Man lights himself on fire in Japan in apparent protest of state funeral for Shinzo Abe
Planned funeral has become unpopular as more details emerge about Abe's links to the Unification Church
A man set himself on fire near the Japanese prime minister's office in Tokyo early Wednesday in apparent protest against the state funeral planned next week for former leader Shinzo Abe, officials and media reports said.
The man, believed to be in his 70s, sustained burns on large parts of his body but was conscious and told police that he set himself on fire after pouring oil over him, Kyodo News agency reported. The man was taken to a hospital.

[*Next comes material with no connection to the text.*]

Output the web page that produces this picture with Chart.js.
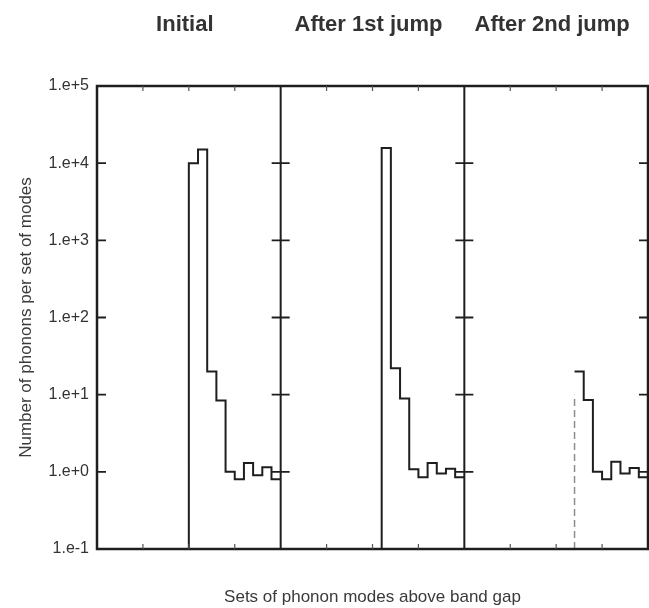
<!DOCTYPE html>
<html>
<head>
<meta charset="utf-8">
<script src="https://cdn.jsdelivr.net/npm/chart.js@4/dist/chart.umd.min.js"></script>
<style>
  html, body { margin: 0; padding: 0; background: #fff; }
  #wrap { width: 649px; height: 608px; }
</style>
</head>
<body>
<div id="wrap"><canvas id="chart"></canvas></div>
<script>
// Phonon occupation per set of modes, before and after each jump
const panelTitles = ['Initial', 'After 1st jump', 'After 2nd jump'];
const setsPerPanel = 20;
const firstSet = [10, 11, 12];
const initialCounts = [1.0e4, 1.5e4, 20, 8.4, 1.0, 0.8, 1.3, 0.9, 1.15, 0.8];
const afterFirstJumpCounts = [1.57e4, 22, 8.9, 1.08, 0.85, 1.3, 0.95, 1.1, 0.85];
const afterSecondJumpCounts = [20, 8.5, 1.0, 0.8, 1.35, 0.95, 1.12, 0.85];
const decadeTicks = [1e-1, 1e0, 1e1, 1e2, 1e3, 1e4, 1e5];
const fadedEdgeTop = 10;
const xTitle = 'Sets of phonon modes above band gap';
const yTitle = 'Number of phonons per set of modes';

const FONT = '"Liberation Sans", Arial, Helvetica, sans-serif';
const INK = '#1e1e1e';
const yMin = decadeTicks[0];
const yMax = decadeTicks[decadeTicks.length - 1];

// Histogram outline: points at each bin's right edge, drawn with 'after' steps
function stepPoints(panel, counts, fromBaseline) {
  const x0 = panel * setsPerPanel + firstSet[panel];
  const pts = [];
  if (fromBaseline) pts.push({ x: x0, y: yMin });
  pts.push({ x: x0, y: counts[0] });
  counts.forEach((v, k) => pts.push({ x: x0 + k + 1, y: v }));
  return pts;
}

function expLabel(v) {
  const e = Math.round(Math.log10(v));
  return '1.e' + (e < 0 ? '-' : '+') + Math.abs(e);
}

const seriesCounts = [initialCounts, afterFirstJumpCounts, afterSecondJumpCounts];
const datasets = seriesCounts.map((counts, p) => ({
  label: panelTitles[p],
  data: stepPoints(p, counts, p < 2),
  stepped: 'after',
  borderColor: INK,
  borderWidth: 2,
  pointRadius: 0,
  fill: false
}));
const edgeX = 2 * setsPerPanel + firstSet[2];
datasets.push({
  label: panelTitles[2] + ' edge',
  data: [{ x: edgeX, y: yMin }, { x: edgeX, y: fadedEdgeTop }],
  borderColor: '#8c8c8c',
  borderWidth: 1.5,
  borderDash: [7, 4],
  pointRadius: 0,
  fill: false
});

// Frame, panel dividers, tick marks and panel headings
const panelFrame = {
  id: 'panelFrame',
  afterDatasetsDraw(chart) {
    const { ctx, chartArea: a, scales: { x, y } } = chart;
    ctx.save();
    ctx.strokeStyle = INK;
    ctx.lineCap = 'butt';

    // outer frame
    ctx.lineWidth = 2.5;
    ctx.strokeRect(a.left, a.top, a.right - a.left, a.bottom - a.top);

    // dividers between panels
    ctx.lineWidth = 2;
    const dividers = [];
    for (let p = 1; p < panelTitles.length; p++) {
      const px = x.getPixelForValue(p * setsPerPanel);
      dividers.push(px);
      ctx.beginPath();
      ctx.moveTo(px, a.top);
      ctx.lineTo(px, a.bottom);
      ctx.stroke();
    }

    // decade ticks: inward on the outer frame, crossing the dividers
    ctx.lineWidth = 1.8;
    decadeTicks.slice(1, -1).forEach(v => {
      const py = y.getPixelForValue(v);
      ctx.beginPath();
      ctx.moveTo(a.left, py); ctx.lineTo(a.left + 9, py);
      dividers.forEach(dx => { ctx.moveTo(dx - 9, py); ctx.lineTo(dx + 9, py); });
      ctx.moveTo(a.right - 9, py); ctx.lineTo(a.right, py);
      ctx.stroke();
    });

    // small quarter ticks on top and bottom of every panel
    ctx.lineWidth = 1.2;
    ctx.strokeStyle = '#555';
    for (let p = 0; p < panelTitles.length; p++) {
      for (let q = 1; q < 4; q++) {
        const px = x.getPixelForValue(p * setsPerPanel + q * setsPerPanel / 4);
        ctx.beginPath();
        ctx.moveTo(px, a.top); ctx.lineTo(px, a.top + 5);
        ctx.moveTo(px, a.bottom); ctx.lineTo(px, a.bottom - 5);
        ctx.stroke();
      }
    }

    // panel headings
    ctx.fillStyle = '#333';
    ctx.font = 'bold 22px ' + FONT;
    ctx.textAlign = 'center';
    ctx.textBaseline = 'alphabetic';
    panelTitles.forEach((t, p) => {
      const cx = x.getPixelForValue(p * setsPerPanel + setsPerPanel / 2) - 4;
      ctx.fillText(t, cx, 31);
    });
    ctx.restore();
  }
};

new Chart(document.getElementById('chart'), {
  type: 'line',
  data: { datasets },
  options: {
    responsive: true,
    maintainAspectRatio: false,
    animation: false,
    layout: { padding: { top: 86, right: 1, left: 0, bottom: 0 } },
    plugins: { legend: { display: false }, tooltip: { enabled: false } },
    scales: {
      x: {
        type: 'linear',
        min: 0,
        max: panelTitles.length * setsPerPanel,
        grid: { display: false, drawTicks: false },
        border: { display: false },
        ticks: { display: false },
        title: {
          display: true,
          text: xTitle,
          color: '#3a3a3a',
          font: { family: FONT, size: 17 },
          padding: { top: 0, bottom: 0 }
        },
        afterFit(s) { s.height = 59; }
      },
      y: {
        type: 'logarithmic',
        min: yMin,
        max: yMax,
        grid: { display: false, drawTicks: false },
        border: { display: false },
        ticks: {
          color: '#333',
          font: { family: FONT, size: 16 },
          padding: 8,
          callback: v => expLabel(v)
        },
        afterBuildTicks(s) { s.ticks = decadeTicks.map(v => ({ value: v })); },
        title: {
          display: true,
          text: yTitle,
          color: '#3a3a3a',
          font: { family: FONT, size: 17 },
          padding: { top: 16, bottom: 0 }
        },
        afterFit(s) { s.width = 97; }
      }
    }
  },
  plugins: [panelFrame]
});
</script>
</body>
</html>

A note apparently written by the man was found with him that said, "Personally, I am absolutely against" Abe's funeral, Kyodo said.
A Tokyo Fire Department official confirmed a man set himself afire on the street in Tokyo's Kasumigaseki government district but declined to give further details, including the man's identity, motive or condition, citing the sensitivity of what was a police matter.
Tokyo police refused to comment, including on a report that a police officer was caught in the fire.
Prime Minister Fumio Kishida is in New York for the annual UN General Assembly meeting of world leaders. He gave a speech Tuesday expressing disappointment over the Security Council's failure to respond to the Russian invasion of Ukraine because of Russia's permanent veto and called for reforms that would allow the UN to better defend global peace and order.
The planned state funeral for Abe has become increasingly unpopular among Japanese as more details emerge about the ruling party's and Abe's links to the Unification Church, which built close ties with Liberal Democratic Party lawmakers over their shared interests in conservative causes.
The suspect in Abe's assassination reportedly believed his mother's donations to the church ruined his family. The LDP has said nearly half its lawmakers have ties to the church.
A state funeral is a rare event in Japan, but Kishida has said Abe deserves the honour as Japan's longest-serving post-World War II leader and for his diplomatic and economic achievements.
Critics have said it was decided undemocratically and is an inappropriate and costly use of taxpayers' money. They say Kishida aimed to please Abe's party faction and buttress his own power.